▸ Data entries:
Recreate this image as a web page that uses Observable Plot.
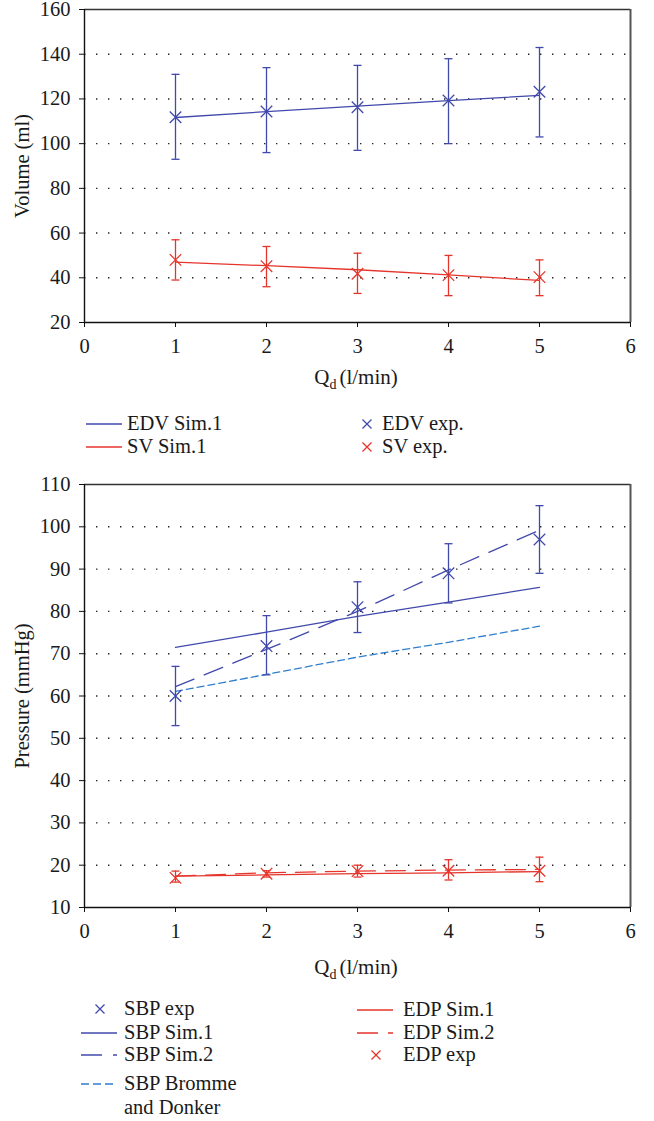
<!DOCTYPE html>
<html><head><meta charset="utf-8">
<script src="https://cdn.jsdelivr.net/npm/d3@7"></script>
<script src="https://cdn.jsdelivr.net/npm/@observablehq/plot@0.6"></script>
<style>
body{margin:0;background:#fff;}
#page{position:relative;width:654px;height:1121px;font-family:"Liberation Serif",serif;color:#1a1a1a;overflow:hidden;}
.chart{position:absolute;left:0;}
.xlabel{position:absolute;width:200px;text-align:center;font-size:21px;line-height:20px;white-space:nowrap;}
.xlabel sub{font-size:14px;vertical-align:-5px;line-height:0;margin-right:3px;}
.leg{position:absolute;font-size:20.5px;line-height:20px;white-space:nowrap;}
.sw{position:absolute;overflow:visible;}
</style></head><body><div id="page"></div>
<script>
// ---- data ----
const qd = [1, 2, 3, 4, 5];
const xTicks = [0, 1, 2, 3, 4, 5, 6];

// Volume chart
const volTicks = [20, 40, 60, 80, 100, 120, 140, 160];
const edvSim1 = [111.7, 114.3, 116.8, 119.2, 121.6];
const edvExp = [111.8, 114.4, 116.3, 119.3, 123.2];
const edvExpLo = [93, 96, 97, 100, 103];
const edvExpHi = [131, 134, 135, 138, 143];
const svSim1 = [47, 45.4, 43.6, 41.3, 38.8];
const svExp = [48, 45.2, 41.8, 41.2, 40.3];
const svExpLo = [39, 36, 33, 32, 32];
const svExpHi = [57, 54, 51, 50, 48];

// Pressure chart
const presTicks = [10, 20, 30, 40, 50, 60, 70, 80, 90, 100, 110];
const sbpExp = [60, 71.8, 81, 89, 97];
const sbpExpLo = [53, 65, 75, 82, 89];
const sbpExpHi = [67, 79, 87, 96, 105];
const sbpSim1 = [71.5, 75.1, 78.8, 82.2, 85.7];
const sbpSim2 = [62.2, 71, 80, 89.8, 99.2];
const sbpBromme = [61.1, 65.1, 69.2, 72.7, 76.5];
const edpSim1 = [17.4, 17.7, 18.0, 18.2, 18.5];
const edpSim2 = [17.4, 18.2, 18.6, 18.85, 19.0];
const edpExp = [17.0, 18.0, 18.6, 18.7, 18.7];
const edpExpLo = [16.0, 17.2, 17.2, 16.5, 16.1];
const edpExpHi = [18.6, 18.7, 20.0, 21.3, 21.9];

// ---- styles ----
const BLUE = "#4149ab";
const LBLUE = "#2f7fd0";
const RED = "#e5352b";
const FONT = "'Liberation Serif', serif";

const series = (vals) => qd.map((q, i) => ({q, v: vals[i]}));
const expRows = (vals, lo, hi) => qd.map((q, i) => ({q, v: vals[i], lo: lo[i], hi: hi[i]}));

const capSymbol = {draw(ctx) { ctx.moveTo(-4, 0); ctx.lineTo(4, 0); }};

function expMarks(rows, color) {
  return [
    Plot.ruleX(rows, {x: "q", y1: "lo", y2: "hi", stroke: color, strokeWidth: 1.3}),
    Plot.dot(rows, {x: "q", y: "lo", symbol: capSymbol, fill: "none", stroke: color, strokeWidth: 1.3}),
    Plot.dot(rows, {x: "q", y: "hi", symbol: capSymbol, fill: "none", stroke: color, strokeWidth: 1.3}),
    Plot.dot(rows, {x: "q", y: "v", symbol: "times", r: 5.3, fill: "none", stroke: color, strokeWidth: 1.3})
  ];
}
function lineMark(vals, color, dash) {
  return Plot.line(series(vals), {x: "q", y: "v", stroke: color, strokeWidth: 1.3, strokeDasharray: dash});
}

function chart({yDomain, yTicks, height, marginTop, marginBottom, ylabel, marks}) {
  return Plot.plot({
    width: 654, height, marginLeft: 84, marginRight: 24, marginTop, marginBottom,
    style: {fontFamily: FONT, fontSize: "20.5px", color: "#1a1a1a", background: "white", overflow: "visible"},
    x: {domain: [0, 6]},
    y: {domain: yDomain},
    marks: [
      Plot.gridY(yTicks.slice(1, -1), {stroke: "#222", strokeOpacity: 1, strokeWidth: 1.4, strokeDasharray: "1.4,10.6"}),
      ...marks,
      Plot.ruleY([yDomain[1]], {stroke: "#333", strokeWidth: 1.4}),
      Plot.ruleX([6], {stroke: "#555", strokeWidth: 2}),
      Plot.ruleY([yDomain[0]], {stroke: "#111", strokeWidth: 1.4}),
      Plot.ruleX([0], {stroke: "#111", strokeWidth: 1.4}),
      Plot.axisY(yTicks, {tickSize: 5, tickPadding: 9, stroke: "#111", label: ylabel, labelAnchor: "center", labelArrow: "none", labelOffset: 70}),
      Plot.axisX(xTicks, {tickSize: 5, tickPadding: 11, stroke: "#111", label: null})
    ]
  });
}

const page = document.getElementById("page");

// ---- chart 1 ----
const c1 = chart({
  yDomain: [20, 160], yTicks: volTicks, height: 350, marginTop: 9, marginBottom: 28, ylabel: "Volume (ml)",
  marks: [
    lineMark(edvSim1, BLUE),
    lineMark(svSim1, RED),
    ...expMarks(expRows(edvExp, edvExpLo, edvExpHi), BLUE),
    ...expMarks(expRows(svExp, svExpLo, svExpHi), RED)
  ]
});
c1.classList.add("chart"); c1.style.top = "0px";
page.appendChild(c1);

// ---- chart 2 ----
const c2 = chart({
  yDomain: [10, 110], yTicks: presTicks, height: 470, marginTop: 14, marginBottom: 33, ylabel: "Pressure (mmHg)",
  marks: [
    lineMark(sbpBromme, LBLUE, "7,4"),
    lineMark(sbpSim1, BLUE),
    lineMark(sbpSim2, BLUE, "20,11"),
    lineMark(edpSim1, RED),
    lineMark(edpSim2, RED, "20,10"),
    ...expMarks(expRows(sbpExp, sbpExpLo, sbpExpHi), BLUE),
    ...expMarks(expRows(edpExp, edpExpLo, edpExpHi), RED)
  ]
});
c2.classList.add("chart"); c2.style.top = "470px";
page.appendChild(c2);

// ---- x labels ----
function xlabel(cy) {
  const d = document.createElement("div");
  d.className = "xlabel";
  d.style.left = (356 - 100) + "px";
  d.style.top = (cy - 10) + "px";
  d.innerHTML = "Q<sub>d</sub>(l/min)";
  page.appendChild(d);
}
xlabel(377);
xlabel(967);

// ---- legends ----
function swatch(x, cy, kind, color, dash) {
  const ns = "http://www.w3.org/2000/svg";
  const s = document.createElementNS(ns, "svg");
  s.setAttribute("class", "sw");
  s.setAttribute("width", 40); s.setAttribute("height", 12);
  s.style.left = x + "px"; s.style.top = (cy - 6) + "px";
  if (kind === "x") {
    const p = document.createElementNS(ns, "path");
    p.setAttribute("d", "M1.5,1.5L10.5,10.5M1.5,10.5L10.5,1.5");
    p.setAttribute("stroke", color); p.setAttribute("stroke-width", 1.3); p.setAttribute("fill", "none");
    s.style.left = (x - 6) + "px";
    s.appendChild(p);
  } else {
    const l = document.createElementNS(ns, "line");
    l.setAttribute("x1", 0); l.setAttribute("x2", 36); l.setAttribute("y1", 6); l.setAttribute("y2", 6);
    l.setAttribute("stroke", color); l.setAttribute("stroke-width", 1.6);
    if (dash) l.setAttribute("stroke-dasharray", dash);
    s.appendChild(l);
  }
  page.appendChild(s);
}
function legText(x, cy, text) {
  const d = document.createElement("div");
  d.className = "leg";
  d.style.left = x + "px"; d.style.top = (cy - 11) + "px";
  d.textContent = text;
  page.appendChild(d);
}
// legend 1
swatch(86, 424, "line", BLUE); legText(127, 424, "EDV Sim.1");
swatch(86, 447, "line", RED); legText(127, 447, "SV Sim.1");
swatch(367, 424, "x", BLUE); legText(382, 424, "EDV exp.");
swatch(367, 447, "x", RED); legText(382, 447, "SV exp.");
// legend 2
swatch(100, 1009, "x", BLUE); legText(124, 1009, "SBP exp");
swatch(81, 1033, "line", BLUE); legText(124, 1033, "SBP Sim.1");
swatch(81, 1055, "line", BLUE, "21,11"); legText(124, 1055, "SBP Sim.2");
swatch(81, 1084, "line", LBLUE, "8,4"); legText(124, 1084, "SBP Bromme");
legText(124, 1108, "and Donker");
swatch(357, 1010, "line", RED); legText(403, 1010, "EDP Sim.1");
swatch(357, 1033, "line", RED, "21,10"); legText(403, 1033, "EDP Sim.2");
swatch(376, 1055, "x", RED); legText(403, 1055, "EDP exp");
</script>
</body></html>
...
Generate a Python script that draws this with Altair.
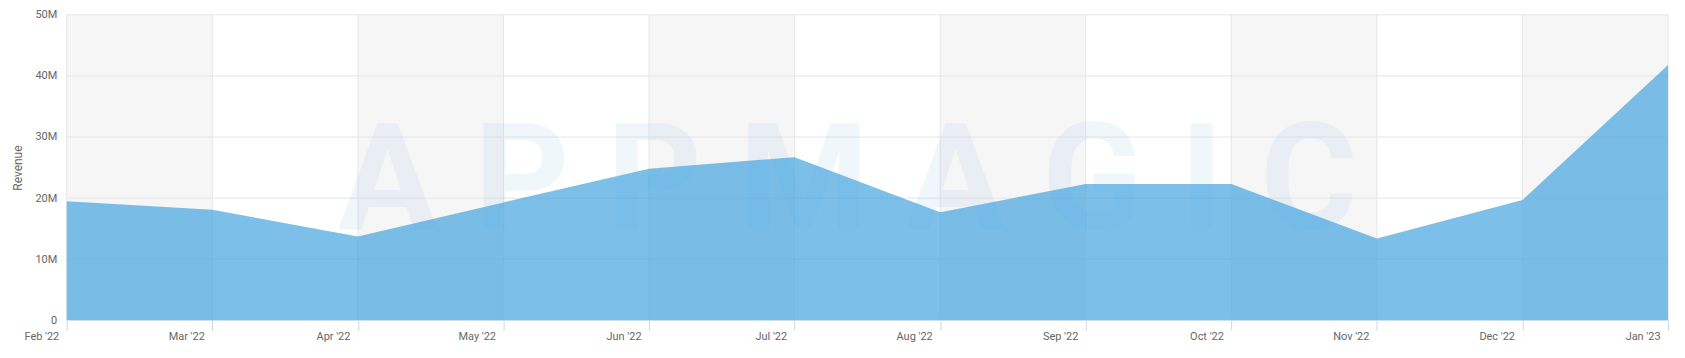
...
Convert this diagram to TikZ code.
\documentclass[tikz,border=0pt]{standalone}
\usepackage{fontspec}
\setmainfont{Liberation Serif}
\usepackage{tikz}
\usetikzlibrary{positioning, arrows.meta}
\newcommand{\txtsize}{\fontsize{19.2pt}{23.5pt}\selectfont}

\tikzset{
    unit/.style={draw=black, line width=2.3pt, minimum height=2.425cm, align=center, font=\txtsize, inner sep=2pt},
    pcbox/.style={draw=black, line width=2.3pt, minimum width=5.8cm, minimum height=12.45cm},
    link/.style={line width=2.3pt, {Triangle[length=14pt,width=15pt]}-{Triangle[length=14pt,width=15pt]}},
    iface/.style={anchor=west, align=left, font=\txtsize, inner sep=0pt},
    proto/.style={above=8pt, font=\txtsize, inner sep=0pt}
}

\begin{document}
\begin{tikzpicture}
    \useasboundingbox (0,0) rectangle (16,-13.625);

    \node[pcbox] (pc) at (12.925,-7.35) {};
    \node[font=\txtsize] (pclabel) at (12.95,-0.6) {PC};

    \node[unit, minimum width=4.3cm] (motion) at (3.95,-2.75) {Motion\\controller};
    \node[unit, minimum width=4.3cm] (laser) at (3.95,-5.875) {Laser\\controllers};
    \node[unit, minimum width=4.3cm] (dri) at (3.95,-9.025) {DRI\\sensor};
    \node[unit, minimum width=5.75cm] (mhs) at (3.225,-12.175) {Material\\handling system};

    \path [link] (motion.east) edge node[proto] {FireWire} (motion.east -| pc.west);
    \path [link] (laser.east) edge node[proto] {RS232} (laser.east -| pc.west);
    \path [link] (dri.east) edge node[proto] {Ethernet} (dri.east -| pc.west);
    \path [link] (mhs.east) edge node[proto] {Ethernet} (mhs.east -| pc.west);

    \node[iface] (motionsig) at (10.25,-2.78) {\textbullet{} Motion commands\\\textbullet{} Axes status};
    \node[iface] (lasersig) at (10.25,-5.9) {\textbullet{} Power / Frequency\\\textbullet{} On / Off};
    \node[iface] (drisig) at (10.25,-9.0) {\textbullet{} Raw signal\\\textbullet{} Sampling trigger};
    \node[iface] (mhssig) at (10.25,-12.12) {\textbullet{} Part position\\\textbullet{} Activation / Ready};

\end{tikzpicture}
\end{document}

▸ Exercise:
Write out the lines from the one containing "Recreate this image" down to the one containing "const xTicks = [0, 1, 2, 3, 4, 5, 6];", both included, exactly as they appear. Leave out any pictures.

▸ Reply to the task:
Recreate this image as a web page that uses Observable Plot.
<!DOCTYPE html>
<html><head><meta charset="utf-8">
<script src="https://cdn.jsdelivr.net/npm/d3@7"></script>
<script src="https://cdn.jsdelivr.net/npm/@observablehq/plot@0.6"></script>
<style>
body{margin:0;background:#fff;}
#page{position:relative;width:654px;height:1121px;font-family:"Liberation Serif",serif;color:#1a1a1a;overflow:hidden;}
.chart{position:absolute;left:0;}
.xlabel{position:absolute;width:200px;text-align:center;font-size:21px;line-height:20px;white-space:nowrap;}
.xlabel sub{font-size:14px;vertical-align:-5px;line-height:0;margin-right:3px;}
.leg{position:absolute;font-size:20.5px;line-height:20px;white-space:nowrap;}
.sw{position:absolute;overflow:visible;}
</style></head><body><div id="page"></div>
<script>
// ---- data ----
const qd = [1, 2, 3, 4, 5];
const xTicks = [0, 1, 2, 3, 4, 5, 6];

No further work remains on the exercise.